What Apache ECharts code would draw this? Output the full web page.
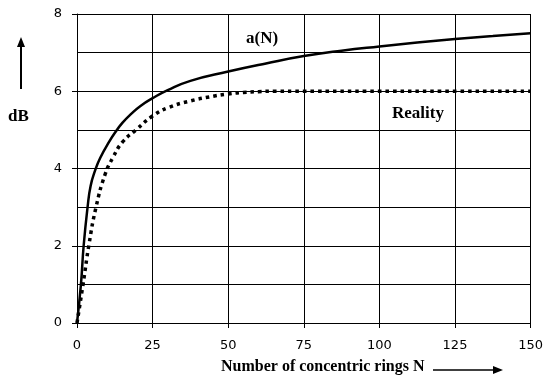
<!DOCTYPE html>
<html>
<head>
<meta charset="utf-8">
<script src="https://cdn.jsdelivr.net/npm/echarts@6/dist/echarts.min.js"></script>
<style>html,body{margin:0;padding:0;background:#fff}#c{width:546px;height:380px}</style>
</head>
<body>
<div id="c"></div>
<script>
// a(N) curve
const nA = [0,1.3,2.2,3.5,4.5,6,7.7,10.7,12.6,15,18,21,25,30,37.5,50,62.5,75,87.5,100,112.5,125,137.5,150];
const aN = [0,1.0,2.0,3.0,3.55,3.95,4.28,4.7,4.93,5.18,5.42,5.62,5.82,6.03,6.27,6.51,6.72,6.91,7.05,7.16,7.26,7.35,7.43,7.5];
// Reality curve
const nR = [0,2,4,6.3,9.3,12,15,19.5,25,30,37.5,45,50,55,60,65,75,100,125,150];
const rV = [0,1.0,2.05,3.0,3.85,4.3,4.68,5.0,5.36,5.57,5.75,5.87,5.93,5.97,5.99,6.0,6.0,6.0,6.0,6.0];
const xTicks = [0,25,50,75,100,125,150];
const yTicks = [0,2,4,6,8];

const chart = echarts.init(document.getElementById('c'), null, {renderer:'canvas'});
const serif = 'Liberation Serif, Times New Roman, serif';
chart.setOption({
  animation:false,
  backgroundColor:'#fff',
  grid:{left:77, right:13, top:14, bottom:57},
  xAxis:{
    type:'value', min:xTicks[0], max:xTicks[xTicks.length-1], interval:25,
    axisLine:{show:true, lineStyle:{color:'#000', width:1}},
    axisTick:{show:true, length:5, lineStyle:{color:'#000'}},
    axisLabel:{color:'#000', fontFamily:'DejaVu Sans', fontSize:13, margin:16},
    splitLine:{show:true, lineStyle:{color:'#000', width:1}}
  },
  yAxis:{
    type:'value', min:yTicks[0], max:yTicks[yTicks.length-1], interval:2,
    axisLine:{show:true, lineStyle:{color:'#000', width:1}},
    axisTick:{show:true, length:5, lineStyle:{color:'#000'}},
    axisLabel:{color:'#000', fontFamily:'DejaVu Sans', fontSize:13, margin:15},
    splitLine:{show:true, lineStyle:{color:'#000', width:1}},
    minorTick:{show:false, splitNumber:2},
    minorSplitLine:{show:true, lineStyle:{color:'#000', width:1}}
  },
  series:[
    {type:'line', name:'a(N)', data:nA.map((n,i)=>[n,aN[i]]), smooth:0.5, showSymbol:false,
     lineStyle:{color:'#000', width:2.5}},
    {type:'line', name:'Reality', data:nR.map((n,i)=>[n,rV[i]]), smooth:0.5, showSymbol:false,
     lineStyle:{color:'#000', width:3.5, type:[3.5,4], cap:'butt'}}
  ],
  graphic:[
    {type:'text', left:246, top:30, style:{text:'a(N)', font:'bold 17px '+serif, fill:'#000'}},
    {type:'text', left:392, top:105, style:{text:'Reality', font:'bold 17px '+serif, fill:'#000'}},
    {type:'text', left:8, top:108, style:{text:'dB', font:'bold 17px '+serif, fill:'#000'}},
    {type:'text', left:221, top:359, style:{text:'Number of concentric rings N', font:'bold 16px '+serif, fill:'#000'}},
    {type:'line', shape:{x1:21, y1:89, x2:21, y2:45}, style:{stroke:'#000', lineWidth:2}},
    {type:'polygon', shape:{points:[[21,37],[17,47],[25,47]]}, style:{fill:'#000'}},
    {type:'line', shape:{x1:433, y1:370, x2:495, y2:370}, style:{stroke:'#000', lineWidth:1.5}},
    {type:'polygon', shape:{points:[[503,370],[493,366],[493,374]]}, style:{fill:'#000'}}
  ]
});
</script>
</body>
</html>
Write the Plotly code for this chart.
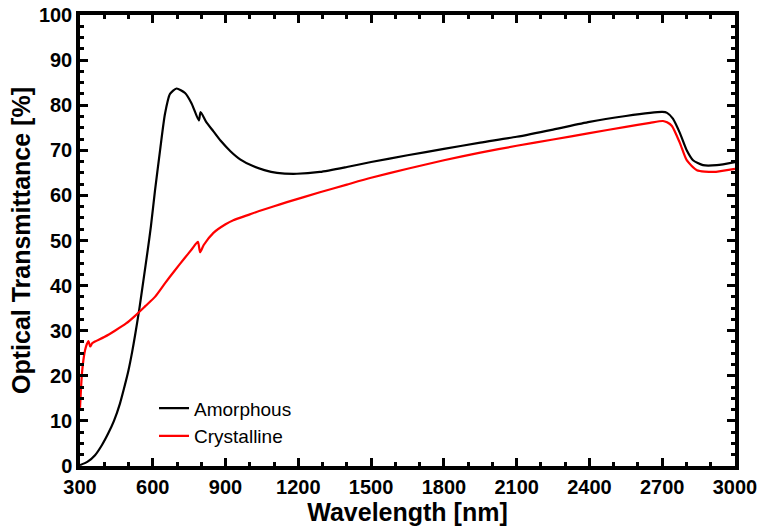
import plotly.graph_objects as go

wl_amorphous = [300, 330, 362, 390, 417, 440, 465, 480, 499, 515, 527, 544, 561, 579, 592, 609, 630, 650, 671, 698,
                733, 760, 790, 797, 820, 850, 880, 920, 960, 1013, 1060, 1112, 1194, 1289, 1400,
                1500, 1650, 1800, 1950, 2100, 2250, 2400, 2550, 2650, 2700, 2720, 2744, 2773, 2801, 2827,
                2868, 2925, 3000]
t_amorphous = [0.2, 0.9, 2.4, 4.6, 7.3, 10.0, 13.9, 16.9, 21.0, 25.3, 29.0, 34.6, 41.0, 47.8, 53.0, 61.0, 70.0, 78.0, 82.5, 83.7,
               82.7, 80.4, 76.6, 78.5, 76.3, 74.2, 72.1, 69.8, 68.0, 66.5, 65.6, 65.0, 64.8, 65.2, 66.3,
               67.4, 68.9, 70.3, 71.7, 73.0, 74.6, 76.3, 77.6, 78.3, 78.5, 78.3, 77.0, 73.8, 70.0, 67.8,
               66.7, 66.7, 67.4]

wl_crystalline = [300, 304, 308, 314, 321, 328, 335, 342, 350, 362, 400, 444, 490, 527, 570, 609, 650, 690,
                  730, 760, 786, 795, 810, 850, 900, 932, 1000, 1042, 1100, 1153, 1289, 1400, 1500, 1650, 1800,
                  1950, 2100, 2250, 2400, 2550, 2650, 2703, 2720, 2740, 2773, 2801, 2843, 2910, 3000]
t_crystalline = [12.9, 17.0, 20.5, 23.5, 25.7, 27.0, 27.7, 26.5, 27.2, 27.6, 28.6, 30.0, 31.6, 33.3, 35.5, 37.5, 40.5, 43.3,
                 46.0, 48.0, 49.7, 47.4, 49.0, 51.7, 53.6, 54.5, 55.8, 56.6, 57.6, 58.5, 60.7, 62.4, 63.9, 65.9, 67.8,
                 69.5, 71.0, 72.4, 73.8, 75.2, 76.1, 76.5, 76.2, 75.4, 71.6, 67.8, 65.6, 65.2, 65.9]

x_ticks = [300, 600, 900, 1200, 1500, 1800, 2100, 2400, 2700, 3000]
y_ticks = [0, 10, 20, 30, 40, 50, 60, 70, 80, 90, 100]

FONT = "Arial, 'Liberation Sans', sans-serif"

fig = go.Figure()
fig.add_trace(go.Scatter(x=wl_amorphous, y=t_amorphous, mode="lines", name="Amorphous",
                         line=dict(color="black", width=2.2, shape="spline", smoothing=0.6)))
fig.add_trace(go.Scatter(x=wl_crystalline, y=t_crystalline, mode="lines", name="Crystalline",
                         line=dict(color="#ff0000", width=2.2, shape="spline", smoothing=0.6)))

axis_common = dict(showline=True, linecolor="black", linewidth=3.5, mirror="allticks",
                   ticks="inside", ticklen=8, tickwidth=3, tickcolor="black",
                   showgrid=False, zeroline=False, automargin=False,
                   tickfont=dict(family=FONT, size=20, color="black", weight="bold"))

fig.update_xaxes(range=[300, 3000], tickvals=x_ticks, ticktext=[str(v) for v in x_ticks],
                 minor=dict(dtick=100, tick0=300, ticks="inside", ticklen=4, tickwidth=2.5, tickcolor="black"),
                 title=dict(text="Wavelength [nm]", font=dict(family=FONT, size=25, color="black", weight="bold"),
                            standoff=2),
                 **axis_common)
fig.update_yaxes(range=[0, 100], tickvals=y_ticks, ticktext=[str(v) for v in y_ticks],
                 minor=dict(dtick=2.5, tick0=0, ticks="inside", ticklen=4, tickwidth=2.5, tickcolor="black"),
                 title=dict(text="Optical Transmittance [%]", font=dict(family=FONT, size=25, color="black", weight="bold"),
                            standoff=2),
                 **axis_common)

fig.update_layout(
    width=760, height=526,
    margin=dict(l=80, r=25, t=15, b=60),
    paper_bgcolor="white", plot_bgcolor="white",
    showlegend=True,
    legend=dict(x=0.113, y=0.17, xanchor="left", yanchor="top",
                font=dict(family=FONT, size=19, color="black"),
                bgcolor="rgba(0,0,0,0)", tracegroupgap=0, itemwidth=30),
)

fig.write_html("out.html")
□ □ □ □ □ □ □
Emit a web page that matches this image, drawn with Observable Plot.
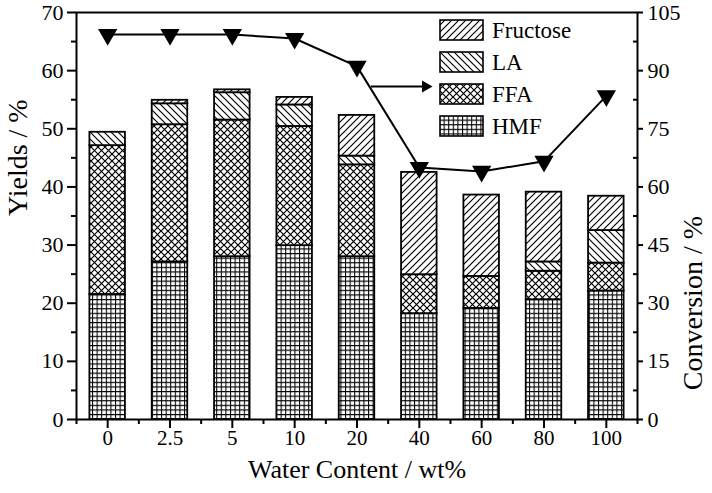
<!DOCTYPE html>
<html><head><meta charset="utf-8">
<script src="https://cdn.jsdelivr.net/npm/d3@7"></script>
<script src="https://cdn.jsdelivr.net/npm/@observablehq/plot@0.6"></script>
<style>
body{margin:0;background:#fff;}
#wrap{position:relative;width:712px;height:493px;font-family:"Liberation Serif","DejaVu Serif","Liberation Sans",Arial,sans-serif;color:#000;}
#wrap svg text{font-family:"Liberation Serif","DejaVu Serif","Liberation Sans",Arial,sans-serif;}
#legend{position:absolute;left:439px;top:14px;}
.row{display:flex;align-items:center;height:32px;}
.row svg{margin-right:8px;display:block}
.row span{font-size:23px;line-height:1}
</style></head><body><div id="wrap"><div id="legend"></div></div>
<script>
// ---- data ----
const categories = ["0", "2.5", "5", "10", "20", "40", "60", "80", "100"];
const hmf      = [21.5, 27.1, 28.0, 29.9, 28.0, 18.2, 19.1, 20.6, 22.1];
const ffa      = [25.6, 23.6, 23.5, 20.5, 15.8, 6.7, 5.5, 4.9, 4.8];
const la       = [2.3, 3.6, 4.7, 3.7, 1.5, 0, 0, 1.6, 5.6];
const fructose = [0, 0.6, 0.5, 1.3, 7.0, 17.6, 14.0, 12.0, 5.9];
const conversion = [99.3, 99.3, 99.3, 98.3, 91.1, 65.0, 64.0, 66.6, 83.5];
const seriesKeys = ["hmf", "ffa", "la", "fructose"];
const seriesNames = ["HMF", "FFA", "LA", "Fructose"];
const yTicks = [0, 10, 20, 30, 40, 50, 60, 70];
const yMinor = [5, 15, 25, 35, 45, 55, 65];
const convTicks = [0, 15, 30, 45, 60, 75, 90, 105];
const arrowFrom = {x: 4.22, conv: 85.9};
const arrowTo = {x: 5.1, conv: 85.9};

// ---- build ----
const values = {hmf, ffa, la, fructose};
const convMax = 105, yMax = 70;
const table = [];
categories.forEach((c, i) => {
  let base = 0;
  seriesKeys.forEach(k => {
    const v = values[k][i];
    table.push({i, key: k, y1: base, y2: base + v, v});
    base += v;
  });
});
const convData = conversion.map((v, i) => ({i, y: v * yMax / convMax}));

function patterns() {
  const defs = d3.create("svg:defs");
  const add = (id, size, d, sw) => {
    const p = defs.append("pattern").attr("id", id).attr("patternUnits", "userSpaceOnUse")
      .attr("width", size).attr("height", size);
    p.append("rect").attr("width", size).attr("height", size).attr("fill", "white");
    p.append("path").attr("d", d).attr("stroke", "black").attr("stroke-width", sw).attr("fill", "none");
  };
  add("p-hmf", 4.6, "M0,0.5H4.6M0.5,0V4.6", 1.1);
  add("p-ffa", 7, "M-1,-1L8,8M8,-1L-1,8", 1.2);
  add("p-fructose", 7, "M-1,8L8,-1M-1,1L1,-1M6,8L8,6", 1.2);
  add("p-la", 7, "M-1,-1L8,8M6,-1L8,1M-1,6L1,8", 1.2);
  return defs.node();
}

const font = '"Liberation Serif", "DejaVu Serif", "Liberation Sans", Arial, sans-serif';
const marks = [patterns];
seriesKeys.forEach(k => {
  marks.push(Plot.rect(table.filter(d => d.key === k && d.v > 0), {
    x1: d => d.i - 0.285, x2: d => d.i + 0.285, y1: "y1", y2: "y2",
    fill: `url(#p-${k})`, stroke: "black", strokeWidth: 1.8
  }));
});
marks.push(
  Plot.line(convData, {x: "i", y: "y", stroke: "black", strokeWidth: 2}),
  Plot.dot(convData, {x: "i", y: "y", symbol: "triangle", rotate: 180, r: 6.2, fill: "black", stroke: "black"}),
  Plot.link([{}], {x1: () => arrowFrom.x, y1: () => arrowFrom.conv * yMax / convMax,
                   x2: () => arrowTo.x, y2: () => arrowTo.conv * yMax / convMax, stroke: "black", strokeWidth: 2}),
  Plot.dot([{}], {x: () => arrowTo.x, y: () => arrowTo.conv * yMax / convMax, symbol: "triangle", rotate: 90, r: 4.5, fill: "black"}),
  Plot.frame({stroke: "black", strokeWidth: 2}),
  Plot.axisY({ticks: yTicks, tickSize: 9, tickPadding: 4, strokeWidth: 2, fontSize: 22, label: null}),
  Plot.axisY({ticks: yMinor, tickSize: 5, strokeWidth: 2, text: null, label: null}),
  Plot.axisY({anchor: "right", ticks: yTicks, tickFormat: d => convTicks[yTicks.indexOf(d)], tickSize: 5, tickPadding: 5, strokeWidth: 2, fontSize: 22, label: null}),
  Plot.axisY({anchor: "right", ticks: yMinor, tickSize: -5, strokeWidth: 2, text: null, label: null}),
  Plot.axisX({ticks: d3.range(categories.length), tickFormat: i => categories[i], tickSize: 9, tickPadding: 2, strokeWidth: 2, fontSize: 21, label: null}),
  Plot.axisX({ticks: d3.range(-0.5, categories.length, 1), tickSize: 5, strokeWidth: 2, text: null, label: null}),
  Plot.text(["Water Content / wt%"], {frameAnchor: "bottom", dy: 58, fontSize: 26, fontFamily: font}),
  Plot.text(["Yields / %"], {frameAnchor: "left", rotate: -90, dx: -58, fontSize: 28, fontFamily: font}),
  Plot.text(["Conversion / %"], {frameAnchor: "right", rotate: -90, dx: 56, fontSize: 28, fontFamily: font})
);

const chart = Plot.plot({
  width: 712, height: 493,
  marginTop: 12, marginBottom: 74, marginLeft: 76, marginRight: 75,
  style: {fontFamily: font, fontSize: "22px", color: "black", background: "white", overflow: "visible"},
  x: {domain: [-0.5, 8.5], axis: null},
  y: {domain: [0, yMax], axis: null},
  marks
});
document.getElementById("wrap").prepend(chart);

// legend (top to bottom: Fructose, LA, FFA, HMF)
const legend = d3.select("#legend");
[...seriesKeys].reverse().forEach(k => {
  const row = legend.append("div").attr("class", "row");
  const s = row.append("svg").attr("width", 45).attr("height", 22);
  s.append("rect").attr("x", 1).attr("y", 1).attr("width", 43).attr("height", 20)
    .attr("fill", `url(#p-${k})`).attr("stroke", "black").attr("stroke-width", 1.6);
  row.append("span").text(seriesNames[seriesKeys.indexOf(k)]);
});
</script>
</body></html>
□ □ □ □ □ □ □
Your copy should hold only the lines from the one containing "Emit a web page" through the one containing "const convData = conversion.map((v, i)", word for word, with no pictures.

- **Completed task**:
Emit a web page that matches this image, drawn with Observable Plot.
<!DOCTYPE html>
<html><head><meta charset="utf-8">
<script src="https://cdn.jsdelivr.net/npm/d3@7"></script>
<script src="https://cdn.jsdelivr.net/npm/@observablehq/plot@0.6"></script>
<style>
body{margin:0;background:#fff;}
#wrap{position:relative;width:712px;height:493px;font-family:"Liberation Serif","DejaVu Serif","Liberation Sans",Arial,sans-serif;color:#000;}
#wrap svg text{font-family:"Liberation Serif","DejaVu Serif","Liberation Sans",Arial,sans-serif;}
#legend{position:absolute;left:439px;top:14px;}
.row{display:flex;align-items:center;height:32px;}
.row svg{margin-right:8px;display:block}
.row span{font-size:23px;line-height:1}
</style></head><body><div id="wrap"><div id="legend"></div></div>
<script>
// ---- data ----
const categories = ["0", "2.5", "5", "10", "20", "40", "60", "80", "100"];
const hmf      = [21.5, 27.1, 28.0, 29.9, 28.0, 18.2, 19.1, 20.6, 22.1];
const ffa      = [25.6, 23.6, 23.5, 20.5, 15.8, 6.7, 5.5, 4.9, 4.8];
const la       = [2.3, 3.6, 4.7, 3.7, 1.5, 0, 0, 1.6, 5.6];
const fructose = [0, 0.6, 0.5, 1.3, 7.0, 17.6, 14.0, 12.0, 5.9];
const conversion = [99.3, 99.3, 99.3, 98.3, 91.1, 65.0, 64.0, 66.6, 83.5];
const seriesKeys = ["hmf", "ffa", "la", "fructose"];
const seriesNames = ["HMF", "FFA", "LA", "Fructose"];
const yTicks = [0, 10, 20, 30, 40, 50, 60, 70];
const yMinor = [5, 15, 25, 35, 45, 55, 65];
const convTicks = [0, 15, 30, 45, 60, 75, 90, 105];
const arrowFrom = {x: 4.22, conv: 85.9};
const arrowTo = {x: 5.1, conv: 85.9};

// ---- build ----
const values = {hmf, ffa, la, fructose};
const convMax = 105, yMax = 70;
const table = [];
categories.forEach((c, i) => {
  let base = 0;
  seriesKeys.forEach(k => {
    const v = values[k][i];
    table.push({i, key: k, y1: base, y2: base + v, v});
    base += v;
  });
});
const convData = conversion.map((v, i) => ({i, y: v * yMax / convMax}));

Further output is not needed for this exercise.